**Dataset content:**
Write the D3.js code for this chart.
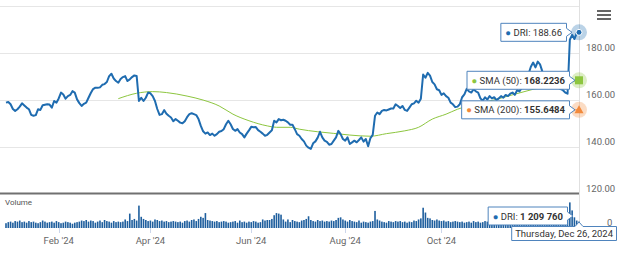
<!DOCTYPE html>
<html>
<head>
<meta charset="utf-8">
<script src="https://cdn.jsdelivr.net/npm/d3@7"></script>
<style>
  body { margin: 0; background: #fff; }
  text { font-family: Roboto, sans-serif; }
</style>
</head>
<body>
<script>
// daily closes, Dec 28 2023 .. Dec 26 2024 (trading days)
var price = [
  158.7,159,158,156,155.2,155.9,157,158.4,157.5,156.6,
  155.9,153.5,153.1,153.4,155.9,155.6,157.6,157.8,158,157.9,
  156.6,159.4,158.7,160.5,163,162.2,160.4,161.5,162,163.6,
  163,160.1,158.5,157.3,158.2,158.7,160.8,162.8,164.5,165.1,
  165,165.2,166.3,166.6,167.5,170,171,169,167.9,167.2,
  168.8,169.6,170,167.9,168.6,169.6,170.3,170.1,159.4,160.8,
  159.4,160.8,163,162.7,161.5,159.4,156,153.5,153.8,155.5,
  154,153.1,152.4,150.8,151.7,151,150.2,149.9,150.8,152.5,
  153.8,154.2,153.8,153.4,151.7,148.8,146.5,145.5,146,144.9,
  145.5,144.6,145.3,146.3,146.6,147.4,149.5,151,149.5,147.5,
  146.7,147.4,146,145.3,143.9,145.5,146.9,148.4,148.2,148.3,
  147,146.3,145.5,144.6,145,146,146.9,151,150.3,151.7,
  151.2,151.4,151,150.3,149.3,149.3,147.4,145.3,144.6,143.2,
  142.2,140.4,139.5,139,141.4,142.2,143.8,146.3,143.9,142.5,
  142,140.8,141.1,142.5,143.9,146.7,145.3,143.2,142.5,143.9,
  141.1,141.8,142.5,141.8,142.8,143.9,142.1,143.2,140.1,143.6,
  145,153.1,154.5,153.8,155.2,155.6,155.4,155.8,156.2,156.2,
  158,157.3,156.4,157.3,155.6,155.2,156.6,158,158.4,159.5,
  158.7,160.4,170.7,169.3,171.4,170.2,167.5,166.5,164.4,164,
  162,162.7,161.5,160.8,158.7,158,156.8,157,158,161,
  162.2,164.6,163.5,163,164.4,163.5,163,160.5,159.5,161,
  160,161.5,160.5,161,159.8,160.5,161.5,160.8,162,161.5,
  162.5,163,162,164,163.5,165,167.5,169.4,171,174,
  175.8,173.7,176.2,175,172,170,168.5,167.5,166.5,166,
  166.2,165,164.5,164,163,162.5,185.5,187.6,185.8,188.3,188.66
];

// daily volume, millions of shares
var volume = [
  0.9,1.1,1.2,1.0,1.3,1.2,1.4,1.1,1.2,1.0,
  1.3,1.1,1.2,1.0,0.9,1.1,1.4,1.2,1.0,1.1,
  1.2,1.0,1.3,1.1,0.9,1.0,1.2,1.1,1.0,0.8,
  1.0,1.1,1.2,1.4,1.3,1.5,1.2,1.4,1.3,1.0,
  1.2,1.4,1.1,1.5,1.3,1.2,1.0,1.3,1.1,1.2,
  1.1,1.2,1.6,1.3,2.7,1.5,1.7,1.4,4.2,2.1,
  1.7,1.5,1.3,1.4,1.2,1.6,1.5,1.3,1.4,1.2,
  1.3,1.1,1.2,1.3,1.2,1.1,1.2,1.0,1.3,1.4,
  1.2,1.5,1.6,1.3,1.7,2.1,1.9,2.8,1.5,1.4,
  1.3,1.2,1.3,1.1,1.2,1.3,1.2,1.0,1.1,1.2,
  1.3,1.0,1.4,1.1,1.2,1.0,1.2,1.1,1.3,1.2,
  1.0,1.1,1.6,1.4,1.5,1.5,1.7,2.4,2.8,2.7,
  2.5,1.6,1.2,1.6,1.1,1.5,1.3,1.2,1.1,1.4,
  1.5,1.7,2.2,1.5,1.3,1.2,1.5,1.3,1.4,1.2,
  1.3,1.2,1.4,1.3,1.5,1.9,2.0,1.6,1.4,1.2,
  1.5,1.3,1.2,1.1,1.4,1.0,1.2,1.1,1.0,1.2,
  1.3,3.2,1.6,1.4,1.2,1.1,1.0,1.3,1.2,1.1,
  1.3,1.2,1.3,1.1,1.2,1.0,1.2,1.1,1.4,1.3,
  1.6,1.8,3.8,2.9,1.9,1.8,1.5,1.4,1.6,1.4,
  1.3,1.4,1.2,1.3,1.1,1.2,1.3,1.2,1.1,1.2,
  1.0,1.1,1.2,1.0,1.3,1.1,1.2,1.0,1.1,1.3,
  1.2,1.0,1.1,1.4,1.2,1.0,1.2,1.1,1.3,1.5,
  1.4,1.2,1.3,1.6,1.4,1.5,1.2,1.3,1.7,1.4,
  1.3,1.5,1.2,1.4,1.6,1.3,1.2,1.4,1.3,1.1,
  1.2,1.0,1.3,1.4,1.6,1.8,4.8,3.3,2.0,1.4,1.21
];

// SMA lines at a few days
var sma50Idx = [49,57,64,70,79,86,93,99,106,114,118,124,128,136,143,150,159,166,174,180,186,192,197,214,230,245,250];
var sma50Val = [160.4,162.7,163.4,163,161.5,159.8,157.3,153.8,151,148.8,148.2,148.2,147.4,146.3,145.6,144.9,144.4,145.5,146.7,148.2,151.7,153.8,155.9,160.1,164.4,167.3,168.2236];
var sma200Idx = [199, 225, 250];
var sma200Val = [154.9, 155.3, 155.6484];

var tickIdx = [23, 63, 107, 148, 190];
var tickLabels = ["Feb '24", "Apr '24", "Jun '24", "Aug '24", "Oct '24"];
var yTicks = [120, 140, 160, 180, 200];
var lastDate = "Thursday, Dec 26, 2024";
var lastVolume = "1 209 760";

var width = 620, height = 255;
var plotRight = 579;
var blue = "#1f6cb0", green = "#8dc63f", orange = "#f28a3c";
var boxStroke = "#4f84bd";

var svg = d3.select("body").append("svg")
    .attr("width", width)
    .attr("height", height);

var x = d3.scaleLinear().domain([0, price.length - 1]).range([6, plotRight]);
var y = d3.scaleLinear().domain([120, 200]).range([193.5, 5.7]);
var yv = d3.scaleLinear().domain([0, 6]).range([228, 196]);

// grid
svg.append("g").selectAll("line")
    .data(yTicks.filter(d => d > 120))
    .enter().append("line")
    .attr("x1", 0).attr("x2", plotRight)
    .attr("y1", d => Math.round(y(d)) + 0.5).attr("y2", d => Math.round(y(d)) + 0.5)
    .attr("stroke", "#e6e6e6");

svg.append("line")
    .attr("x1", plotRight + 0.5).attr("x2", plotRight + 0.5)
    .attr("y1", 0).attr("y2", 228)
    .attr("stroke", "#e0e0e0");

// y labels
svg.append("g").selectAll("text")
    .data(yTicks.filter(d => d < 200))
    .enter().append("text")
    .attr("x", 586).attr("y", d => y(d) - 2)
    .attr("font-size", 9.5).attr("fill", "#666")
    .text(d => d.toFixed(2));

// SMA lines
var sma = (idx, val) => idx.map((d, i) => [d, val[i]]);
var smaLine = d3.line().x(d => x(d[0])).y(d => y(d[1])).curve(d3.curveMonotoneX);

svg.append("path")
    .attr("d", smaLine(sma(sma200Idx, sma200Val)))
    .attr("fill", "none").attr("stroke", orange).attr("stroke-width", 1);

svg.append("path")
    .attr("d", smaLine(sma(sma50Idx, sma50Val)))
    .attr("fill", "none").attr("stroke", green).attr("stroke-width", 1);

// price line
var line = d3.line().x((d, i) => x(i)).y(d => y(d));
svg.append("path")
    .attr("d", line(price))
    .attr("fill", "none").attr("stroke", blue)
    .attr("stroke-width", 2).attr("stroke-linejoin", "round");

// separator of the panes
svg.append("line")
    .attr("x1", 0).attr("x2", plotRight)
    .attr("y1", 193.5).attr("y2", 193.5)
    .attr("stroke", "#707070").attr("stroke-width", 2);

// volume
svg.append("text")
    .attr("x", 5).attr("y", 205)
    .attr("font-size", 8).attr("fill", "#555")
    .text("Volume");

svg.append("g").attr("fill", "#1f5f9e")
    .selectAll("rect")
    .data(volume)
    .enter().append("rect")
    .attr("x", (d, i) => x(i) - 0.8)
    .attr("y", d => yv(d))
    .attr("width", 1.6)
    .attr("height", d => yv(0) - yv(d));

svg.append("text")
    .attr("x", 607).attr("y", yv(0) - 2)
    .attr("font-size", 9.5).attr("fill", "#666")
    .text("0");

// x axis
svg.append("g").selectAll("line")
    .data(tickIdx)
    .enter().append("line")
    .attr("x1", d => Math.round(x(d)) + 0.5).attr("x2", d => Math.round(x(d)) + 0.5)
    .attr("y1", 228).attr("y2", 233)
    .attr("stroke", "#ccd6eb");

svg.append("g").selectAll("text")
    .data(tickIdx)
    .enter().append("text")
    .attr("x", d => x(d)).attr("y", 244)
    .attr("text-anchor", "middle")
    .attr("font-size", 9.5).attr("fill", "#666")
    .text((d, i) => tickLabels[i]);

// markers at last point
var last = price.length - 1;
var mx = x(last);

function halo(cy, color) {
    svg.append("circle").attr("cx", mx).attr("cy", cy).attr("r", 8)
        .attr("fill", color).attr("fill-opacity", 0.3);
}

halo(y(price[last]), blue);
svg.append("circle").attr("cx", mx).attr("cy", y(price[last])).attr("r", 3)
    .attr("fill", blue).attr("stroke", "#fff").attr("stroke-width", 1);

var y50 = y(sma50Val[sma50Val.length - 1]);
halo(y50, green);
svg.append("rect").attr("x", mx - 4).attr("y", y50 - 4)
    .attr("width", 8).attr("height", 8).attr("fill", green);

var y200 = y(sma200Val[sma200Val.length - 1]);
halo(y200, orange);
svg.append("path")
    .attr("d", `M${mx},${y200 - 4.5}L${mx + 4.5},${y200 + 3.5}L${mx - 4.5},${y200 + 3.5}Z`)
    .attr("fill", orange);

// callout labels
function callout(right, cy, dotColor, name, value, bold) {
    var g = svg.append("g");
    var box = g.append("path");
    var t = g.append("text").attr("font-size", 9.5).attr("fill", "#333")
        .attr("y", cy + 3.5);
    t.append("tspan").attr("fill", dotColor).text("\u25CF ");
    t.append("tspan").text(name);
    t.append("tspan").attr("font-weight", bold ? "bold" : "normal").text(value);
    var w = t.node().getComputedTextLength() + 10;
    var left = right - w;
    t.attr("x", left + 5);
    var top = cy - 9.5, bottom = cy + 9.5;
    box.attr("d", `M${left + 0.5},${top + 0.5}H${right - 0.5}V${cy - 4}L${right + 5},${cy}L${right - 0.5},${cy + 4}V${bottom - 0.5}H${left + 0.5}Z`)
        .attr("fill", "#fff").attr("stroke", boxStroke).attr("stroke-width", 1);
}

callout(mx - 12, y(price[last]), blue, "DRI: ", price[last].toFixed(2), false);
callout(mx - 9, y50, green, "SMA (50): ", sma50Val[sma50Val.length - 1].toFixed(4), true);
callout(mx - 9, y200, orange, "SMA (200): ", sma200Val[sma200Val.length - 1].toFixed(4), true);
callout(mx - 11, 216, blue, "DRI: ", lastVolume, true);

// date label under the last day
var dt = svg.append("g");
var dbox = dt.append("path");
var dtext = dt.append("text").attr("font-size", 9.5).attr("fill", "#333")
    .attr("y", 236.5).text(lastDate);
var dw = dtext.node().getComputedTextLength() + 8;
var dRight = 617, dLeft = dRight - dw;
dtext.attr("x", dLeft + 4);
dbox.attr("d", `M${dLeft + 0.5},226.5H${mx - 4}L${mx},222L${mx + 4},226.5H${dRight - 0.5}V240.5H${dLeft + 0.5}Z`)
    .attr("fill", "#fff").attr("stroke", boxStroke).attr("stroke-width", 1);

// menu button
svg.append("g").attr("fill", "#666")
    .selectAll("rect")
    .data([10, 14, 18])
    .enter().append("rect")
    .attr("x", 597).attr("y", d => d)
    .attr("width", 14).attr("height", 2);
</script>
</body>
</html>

**Written instruction:** Across the material above, how many lines include the string "chart"? Only the number is wanted.

**Written response:** 1